▶ [Stated exercise] Images should be left out, and everything else in the listing reproduced exactly.
-------- Material
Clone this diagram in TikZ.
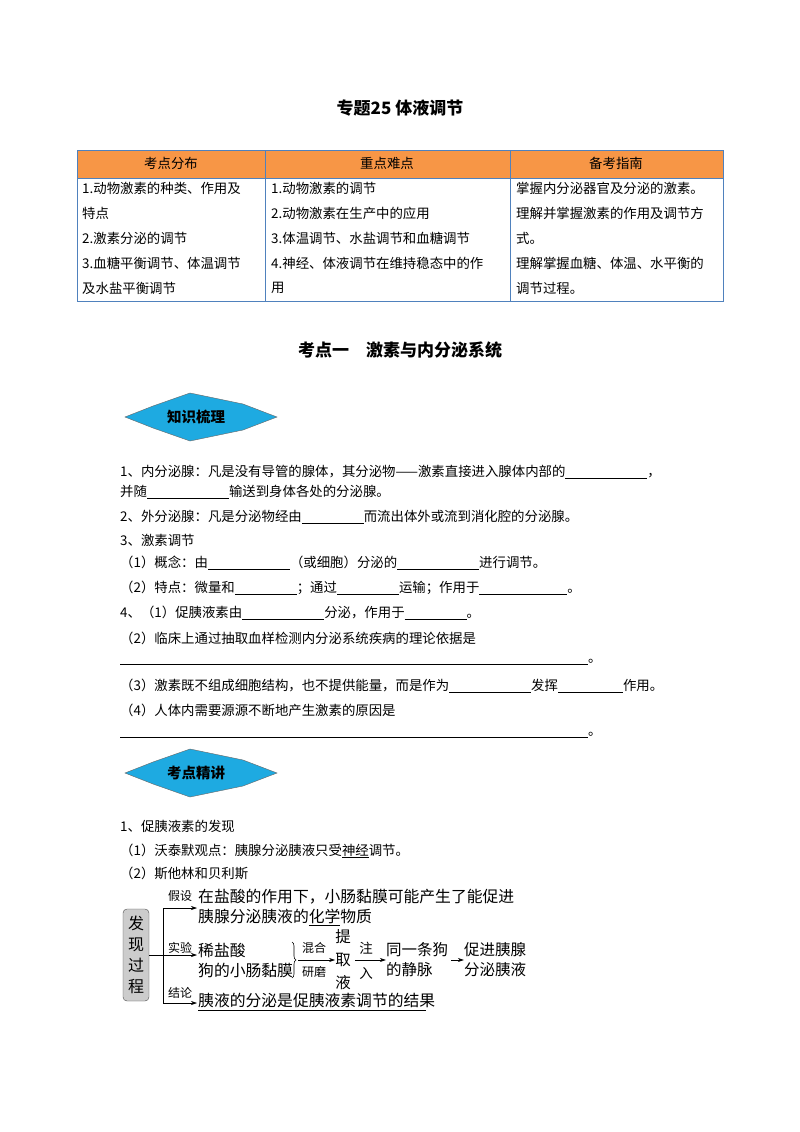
\documentclass[tikz,border=0pt]{standalone}
\usepackage{fontspec}
\setmainfont{Noto Sans CJK SC}
\usetikzlibrary{arrows.meta,decorations.pathreplacing}
\newcommand{\bk}[1]{\rule[-2pt]{#1pt}{0.9pt}}
\newcommand{\tk}[1]{\rule[-2pt]{#1pt}{0.4pt}}
\definecolor{hdr}{RGB}{247,150,70}
\definecolor{tbl}{RGB}{79,129,189}
\definecolor{dia}{RGB}{30,170,225}
\tikzset{
  tx/.style={anchor=west,inner sep=0pt,font=\fontsize{13.4}{15}\selectfont},
  ct/.style={inner sep=0pt,font=\fontsize{13.4}{15}\selectfont},
  dg/.style={anchor=west,inner sep=0pt,font=\fontsize{15.8}{17}\selectfont},
  lb/.style={inner sep=0pt,font=\fontsize{12}{14}\selectfont},
  hd/.style={inner sep=0pt,font=\bfseries\fontsize{17}{19}\selectfont},
  ar/.style={-{Stealth[length=6pt,width=4pt]},line width=0.6pt},
  dm/.style={fill=dia,draw=black!60,line width=0.4pt}
}
\begin{document}
\begin{tikzpicture}[x=1pt,y=-1pt]
\fill[white] (0,0) rectangle (800,1132);
\useasboundingbox (0,0) rectangle (800,1132);
\node[hd] (title) at (400,108) {专题25 体液调节};
% table
\fill[hdr] (77,150) rectangle (723,178);
\draw[tbl,line width=0.8pt] (77,150) rectangle (723,301);
\draw[tbl,line width=0.8pt] (77,178) -- (723,178) (265,150) -- (265,301) (510,150) -- (510,301);
\node[ct] (h1) at (171,163) {考点分布};
\node[ct] (h2) at (387,163) {重点难点};
\node[ct] (h3) at (616,163) {备考指南};
\foreach \t [count=\i] in {1.动物激素的种类、作用及,特点,2.激素分泌的调节,3.血糖平衡调节、体温调节,及水盐平衡调节}
  \node[tx] (a\i) at (82,{163+25*\i}) {\t};
\foreach \t [count=\i] in {1.动物激素的调节,2.动物激素在生产中的应用,3.体温调节、水盐调节和血糖调节,4.神经、体液调节在维持稳态中的作,用}
  \node[tx] (b\i) at (271,{163+25*\i}) {\t};
\foreach \t [count=\i] in {掌握内分泌器官及分泌的激素。,理解并掌握激素的作用及调节方,式。,理解掌握血糖、体温、水平衡的,调节过程。}
  \node[tx] (c\i) at (516,{163+25*\i}) {\t};
\node[hd] (sec) at (400,350) {考点一\quad 激素与内分泌系统};
% diamond 1
\draw[dm] (125,417) -- (153,406) -- (190,393) -- (243,404) -- (277,417) -- (243,430) -- (190,441) -- (153,428) -- cycle;
\node[lb,font=\bfseries\fontsize{14.5}{16}\selectfont] (d1) at (196,417) {知识梳理};
\node[tx] (l1) at (120,472) {1、内分泌腺：凡是没有导管的腺体，其分泌物——激素直接进入腺体内部的\bk{82}，};
\node[tx] (l2) at (120,492) {并随\bk{82}输送到身体各处的分泌腺。};
\node[tx] (l3) at (120,517) {2、外分泌腺：凡是分泌物经由\tk{62}而流出体外或流到消化腔的分泌腺。};
\node[tx] (l4) at (120,540) {3、激素调节};
\node[tx] (l5) at (120,563) {（1）概念：由\bk{82}（或细胞）分泌的\bk{82}进行调节。};
\node[tx] (l6) at (120,588) {（2）特点：微量和\tk{62}；通过\tk{62}运输；作用于\tk{88}。};
\node[tx] (l7) at (120,613) {4、（1）促胰液素由\bk{82}分泌，作用于\tk{62}。};
\node[tx] (l8) at (120,638) {（2）临床上通过抽取血样检测内分泌系统疾病的理论依据是};
\node[tx] (l9) at (120,662) {\tk{468}。};
\node[tx] (l10) at (120,686) {（3）激素既不组成细胞结构，也不提供能量，而是作为\bk{82}发挥\tk{65}作用。};
\node[tx] (l11) at (120,710) {（4）人体内需要源源不断地产生激素的原因是};
\node[tx] (l12) at (120,735) {\tk{468}。};
% diamond 2
\draw[dm] (125,773) -- (153,762) -- (190,749) -- (243,760) -- (277,773) -- (243,786) -- (190,797) -- (153,784) -- cycle;
\node[lb,font=\bfseries\fontsize{14.5}{16}\selectfont] (d2) at (196,773) {考点精讲};
\node[tx] (m1) at (120,826) {1、促胰液素的发现};
\node[tx] (m2) at (120,851) {（1）沃泰默观点：胰腺分泌胰液只受\underline{神经}调节。};
\node[tx] (m3) at (120,873) {（2）斯他林和贝利斯};
% diagram
\node[draw=black!70,fill=black!20,rounded corners=4pt,minimum width=26pt,minimum height=92pt,inner sep=0pt,align=center,font=\fontsize{16}{21}\selectfont] (box) at (136,955) {发\\现\\过\\程};
\coordinate (j) at (163,955);
\coordinate (jt) at (163,908);
\coordinate (jb) at (163,1003);
\coordinate (e1) at (197,908);
\coordinate (e2) at (197,955);
\coordinate (e3) at (197,1003);
\draw[line width=0.6pt] (box.east) -- (j);
\draw[line width=0.6pt] (jt) -- (jb);
\draw[ar] (jt) -- (e1);
\draw[ar] (j) -- (e2);
\draw[ar] (jb) -- (e3);
\node[lb] (k1) at (180,896) {假设};
\node[lb] (k2) at (180,948) {实验};
\node[lb] (k3) at (180,993) {结论};
\node[dg] (p1) at (198,897) {在盐酸的作用下，小肠黏膜可能产生了能促进};
\node[dg] (p2) at (198,917) {胰腺分泌胰液的\underline{化学}物质};
\node[dg] (q1) at (198,950) {稀盐酸};
\node[dg] (q2) at (198,970) {狗的小肠黏膜};
\draw[line width=0.6pt,decorate,decoration={brace,amplitude=4pt}] (292,942) -- (292,978);
\coordinate (s1) at (298,960);
\node[inner sep=0pt,align=center,font=\fontsize{15.5}{23}\selectfont] (tq) at (343,960) {提\\取\\液};
\draw[ar] (s1) -- (tq.west);
\node[lb] (mh) at (314,948) {混合};
\node[lb] (ym) at (314,972) {研磨};
\node[inner sep=0pt,align=left,font=\fontsize{15.5}{20}\selectfont] (gz) at (417,960) {同一条狗\\的静脉};
\draw[ar] (tq.east) ++(4,0) -- (gz.west);
\node[lb,font=\fontsize{13.5}{15}\selectfont] (zz) at (366,948) {注};
\node[lb,font=\fontsize{13.5}{15}\selectfont] (rr) at (366,973) {入};
\node[inner sep=0pt,align=left,font=\fontsize{15.5}{20}\selectfont] (cj) at (495,960) {促进胰腺\\分泌胰液};
\draw[ar] (gz.east) ++(3,0) -- (cj.west);
\node[dg] (r1) at (198,1000) {胰液的分泌是促胰液素调节的结果};
\draw[line width=0.6pt] (r1.south west) ++(0,3) -- ++(228,0);
\end{tikzpicture}
\end{document}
----------------
▶ [Solution]
Clone this diagram in TikZ.
\documentclass[tikz,border=0pt]{standalone}
\usepackage{fontspec}
\setmainfont{Noto Sans CJK SC}
\usetikzlibrary{arrows.meta,decorations.pathreplacing}
\newcommand{\bk}[1]{\rule[-2pt]{#1pt}{0.9pt}}
\newcommand{\tk}[1]{\rule[-2pt]{#1pt}{0.4pt}}
\definecolor{hdr}{RGB}{247,150,70}
\definecolor{tbl}{RGB}{79,129,189}
\definecolor{dia}{RGB}{30,170,225}
\tikzset{
  tx/.style={anchor=west,inner sep=0pt,font=\fontsize{13.4}{15}\selectfont},
  ct/.style={inner sep=0pt,font=\fontsize{13.4}{15}\selectfont},
  dg/.style={anchor=west,inner sep=0pt,font=\fontsize{15.8}{17}\selectfont},
  lb/.style={inner sep=0pt,font=\fontsize{12}{14}\selectfont},
  hd/.style={inner sep=0pt,font=\bfseries\fontsize{17}{19}\selectfont},
  ar/.style={-{Stealth[length=6pt,width=4pt]},line width=0.6pt},
  dm/.style={fill=dia,draw=black!60,line width=0.4pt}
}
\begin{document}
\begin{tikzpicture}[x=1pt,y=-1pt]
\fill[white] (0,0) rectangle (800,1132);
\useasboundingbox (0,0) rectangle (800,1132);
\node[hd] (title) at (400,108) {专题25 体液调节};
% table
\fill[hdr] (77,150) rectangle (723,178);
\draw[tbl,line width=0.8pt] (77,150) rectangle (723,301);
\draw[tbl,line width=0.8pt] (77,178) -- (723,178) (265,150) -- (265,301) (510,150) -- (510,301);
\node[ct] (h1) at (171,163) {考点分布};
\node[ct] (h2) at (387,163) {重点难点};
\node[ct] (h3) at (616,163) {备考指南};
\foreach \t [count=\i] in {1.动物激素的种类、作用及,特点,2.激素分泌的调节,3.血糖平衡调节、体温调节,及水盐平衡调节}
  \node[tx] (a\i) at (82,{163+25*\i}) {\t};
\foreach \t [count=\i] in {1.动物激素的调节,2.动物激素在生产中的应用,3.体温调节、水盐调节和血糖调节,4.神经、体液调节在维持稳态中的作,用}
  \node[tx] (b\i) at (271,{163+25*\i}) {\t};
\foreach \t [count=\i] in {掌握内分泌器官及分泌的激素。,理解并掌握激素的作用及调节方,式。,理解掌握血糖、体温、水平衡的,调节过程。}
  \node[tx] (c\i) at (516,{163+25*\i}) {\t};
\node[hd] (sec) at (400,350) {考点一\quad 激素与内分泌系统};
% diamond 1
\draw[dm] (125,417) -- (153,406) -- (190,393) -- (243,404) -- (277,417) -- (243,430) -- (190,441) -- (153,428) -- cycle;
\node[lb,font=\bfseries\fontsize{14.5}{16}\selectfont] (d1) at (196,417) {知识梳理};
\node[tx] (l1) at (120,472) {1、内分泌腺：凡是没有导管的腺体，其分泌物——激素直接进入腺体内部的\bk{82}，};
\node[tx] (l2) at (120,492) {并随\bk{82}输送到身体各处的分泌腺。};
\node[tx] (l3) at (120,517) {2、外分泌腺：凡是分泌物经由\tk{62}而流出体外或流到消化腔的分泌腺。};
\node[tx] (l4) at (120,540) {3、激素调节};
\node[tx] (l5) at (120,563) {（1）概念：由\bk{82}（或细胞）分泌的\bk{82}进行调节。};
\node[tx] (l6) at (120,588) {（2）特点：微量和\tk{62}；通过\tk{62}运输；作用于\tk{88}。};
\node[tx] (l7) at (120,613) {4、（1）促胰液素由\bk{82}分泌，作用于\tk{62}。};
\node[tx] (l8) at (120,638) {（2）临床上通过抽取血样检测内分泌系统疾病的理论依据是};
\node[tx] (l9) at (120,662) {\tk{468}。};
\node[tx] (l10) at (120,686) {（3）激素既不组成细胞结构，也不提供能量，而是作为\bk{82}发挥\tk{65}作用。};
\node[tx] (l11) at (120,710) {（4）人体内需要源源不断地产生激素的原因是};
\node[tx] (l12) at (120,735) {\tk{468}。};
% diamond 2
\draw[dm] (125,773) -- (153,762) -- (190,749) -- (243,760) -- (277,773) -- (243,786) -- (190,797) -- (153,784) -- cycle;
\node[lb,font=\bfseries\fontsize{14.5}{16}\selectfont] (d2) at (196,773) {考点精讲};
\node[tx] (m1) at (120,826) {1、促胰液素的发现};
\node[tx] (m2) at (120,851) {（1）沃泰默观点：胰腺分泌胰液只受\underline{神经}调节。};
\node[tx] (m3) at (120,873) {（2）斯他林和贝利斯};
% diagram
\node[draw=black!70,fill=black!20,rounded corners=4pt,minimum width=26pt,minimum height=92pt,inner sep=0pt,align=center,font=\fontsize{16}{21}\selectfont] (box) at (136,955) {发\\现\\过\\程};
\coordinate (j) at (163,955);
\coordinate (jt) at (163,908);
\coordinate (jb) at (163,1003);
\coordinate (e1) at (197,908);
\coordinate (e2) at (197,955);
\coordinate (e3) at (197,1003);
\draw[line width=0.6pt] (box.east) -- (j);
\draw[line width=0.6pt] (jt) -- (jb);
\draw[ar] (jt) -- (e1);
\draw[ar] (j) -- (e2);
\draw[ar] (jb) -- (e3);
\node[lb] (k1) at (180,896) {假设};
\node[lb] (k2) at (180,948) {实验};
\node[lb] (k3) at (180,993) {结论};
\node[dg] (p1) at (198,897) {在盐酸的作用下，小肠黏膜可能产生了能促进};
\node[dg] (p2) at (198,917) {胰腺分泌胰液的\underline{化学}物质};
\node[dg] (q1) at (198,950) {稀盐酸};
\node[dg] (q2) at (198,970) {狗的小肠黏膜};
\draw[line width=0.6pt,decorate,decoration={brace,amplitude=4pt}] (292,942) -- (292,978);
\coordinate (s1) at (298,960);
\node[inner sep=0pt,align=center,font=\fontsize{15.5}{23}\selectfont] (tq) at (343,960) {提\\取\\液};
\draw[ar] (s1) -- (tq.west);
\node[lb] (mh) at (314,948) {混合};
\node[lb] (ym) at (314,972) {研磨};
\node[inner sep=0pt,align=left,font=\fontsize{15.5}{20}\selectfont] (gz) at (417,960) {同一条狗\\的静脉};
\draw[ar] (tq.east) ++(4,0) -- (gz.west);
\node[lb,font=\fontsize{13.5}{15}\selectfont] (zz) at (366,948) {注};
\node[lb,font=\fontsize{13.5}{15}\selectfont] (rr) at (366,973) {入};
\node[inner sep=0pt,align=left,font=\fontsize{15.5}{20}\selectfont] (cj) at (495,960) {促进胰腺\\分泌胰液};
\draw[ar] (gz.east) ++(3,0) -- (cj.west);
\node[dg] (r1) at (198,1000) {胰液的分泌是促胰液素调节的结果};
\draw[line width=0.6pt] (r1.south west) ++(0,3) -- ++(228,0);
\end{tikzpicture}
\end{document}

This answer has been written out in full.